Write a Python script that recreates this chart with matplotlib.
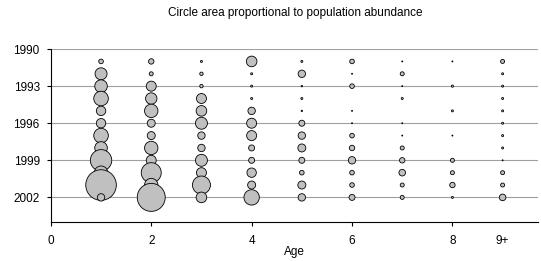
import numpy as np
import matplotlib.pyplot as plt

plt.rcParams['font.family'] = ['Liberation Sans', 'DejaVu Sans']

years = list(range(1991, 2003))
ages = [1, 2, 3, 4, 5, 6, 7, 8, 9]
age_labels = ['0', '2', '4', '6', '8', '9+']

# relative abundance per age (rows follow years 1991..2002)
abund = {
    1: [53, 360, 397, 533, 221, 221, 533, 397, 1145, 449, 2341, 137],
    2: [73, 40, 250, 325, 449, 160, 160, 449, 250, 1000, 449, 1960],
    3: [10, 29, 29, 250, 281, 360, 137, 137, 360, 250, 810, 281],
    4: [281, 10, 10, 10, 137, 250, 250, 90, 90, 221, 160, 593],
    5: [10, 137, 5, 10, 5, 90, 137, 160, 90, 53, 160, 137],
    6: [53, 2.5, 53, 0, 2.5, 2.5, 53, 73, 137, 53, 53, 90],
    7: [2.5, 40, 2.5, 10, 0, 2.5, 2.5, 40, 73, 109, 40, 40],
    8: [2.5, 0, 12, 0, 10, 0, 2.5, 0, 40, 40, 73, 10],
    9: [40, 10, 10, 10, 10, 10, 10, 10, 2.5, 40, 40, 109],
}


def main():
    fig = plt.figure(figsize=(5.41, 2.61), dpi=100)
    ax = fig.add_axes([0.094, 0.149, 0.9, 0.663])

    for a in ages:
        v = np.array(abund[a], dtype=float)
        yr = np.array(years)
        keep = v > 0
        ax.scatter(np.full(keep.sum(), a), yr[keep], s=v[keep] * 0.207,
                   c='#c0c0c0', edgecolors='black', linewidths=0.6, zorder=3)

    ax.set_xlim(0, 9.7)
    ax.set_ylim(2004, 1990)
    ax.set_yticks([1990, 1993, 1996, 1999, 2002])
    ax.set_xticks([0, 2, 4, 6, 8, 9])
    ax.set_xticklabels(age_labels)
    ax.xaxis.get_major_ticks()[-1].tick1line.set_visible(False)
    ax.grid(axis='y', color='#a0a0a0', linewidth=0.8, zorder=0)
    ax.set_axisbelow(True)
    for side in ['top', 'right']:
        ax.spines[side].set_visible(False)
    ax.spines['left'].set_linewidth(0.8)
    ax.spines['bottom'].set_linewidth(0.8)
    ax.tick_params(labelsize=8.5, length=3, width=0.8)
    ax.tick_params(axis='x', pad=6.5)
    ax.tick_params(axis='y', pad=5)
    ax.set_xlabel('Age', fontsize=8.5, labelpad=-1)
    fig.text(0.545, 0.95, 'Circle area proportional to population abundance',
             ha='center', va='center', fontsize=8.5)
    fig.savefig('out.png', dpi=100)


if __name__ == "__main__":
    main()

···

→ Set task
Using the data above, print every line exactly, omitting pictures.

→ Answer
Write a Python script that recreates this chart with matplotlib.
import numpy as np
import matplotlib.pyplot as plt

plt.rcParams['font.family'] = ['Liberation Sans', 'DejaVu Sans']

years = list(range(1991, 2003))
ages = [1, 2, 3, 4, 5, 6, 7, 8, 9]
age_labels = ['0', '2', '4', '6', '8', '9+']

# relative abundance per age (rows follow years 1991..2002)
abund = {
    1: [53, 360, 397, 533, 221, 221, 533, 397, 1145, 449, 2341, 137],
    2: [73, 40, 250, 325, 449, 160, 160, 449, 250, 1000, 449, 1960],
    3: [10, 29, 29, 250, 281, 360, 137, 137, 360, 250, 810, 281],
    4: [281, 10, 10, 10, 137, 250, 250, 90, 90, 221, 160, 593],
    5: [10, 137, 5, 10, 5, 90, 137, 160, 90, 53, 160, 137],
    6: [53, 2.5, 53, 0, 2.5, 2.5, 53, 73, 137, 53, 53, 90],
    7: [2.5, 40, 2.5, 10, 0, 2.5, 2.5, 40, 73, 109, 40, 40],
    8: [2.5, 0, 12, 0, 10, 0, 2.5, 0, 40, 40, 73, 10],
    9: [40, 10, 10, 10, 10, 10, 10, 10, 2.5, 40, 40, 109],
}


def main():
    fig = plt.figure(figsize=(5.41, 2.61), dpi=100)
    ax = fig.add_axes([0.094, 0.149, 0.9, 0.663])

    for a in ages:
        v = np.array(abund[a], dtype=float)
        yr = np.array(years)
        keep = v > 0
        ax.scatter(np.full(keep.sum(), a), yr[keep], s=v[keep] * 0.207,
                   c='#c0c0c0', edgecolors='black', linewidths=0.6, zorder=3)

    ax.set_xlim(0, 9.7)
    ax.set_ylim(2004, 1990)
    ax.set_yticks([1990, 1993, 1996, 1999, 2002])
    ax.set_xticks([0, 2, 4, 6, 8, 9])
    ax.set_xticklabels(age_labels)
    ax.xaxis.get_major_ticks()[-1].tick1line.set_visible(False)
    ax.grid(axis='y', color='#a0a0a0', linewidth=0.8, zorder=0)
    ax.set_axisbelow(True)
    for side in ['top', 'right']:
        ax.spines[side].set_visible(False)
    ax.spines['left'].set_linewidth(0.8)
    ax.spines['bottom'].set_linewidth(0.8)
    ax.tick_params(labelsize=8.5, length=3, width=0.8)
    ax.tick_params(axis='x', pad=6.5)
    ax.tick_params(axis='y', pad=5)
    ax.set_xlabel('Age', fontsize=8.5, labelpad=-1)
    fig.text(0.545, 0.95, 'Circle area proportional to population abundance',
             ha='center', va='center', fontsize=8.5)
    fig.savefig('out.png', dpi=100)


if __name__ == "__main__":
    main()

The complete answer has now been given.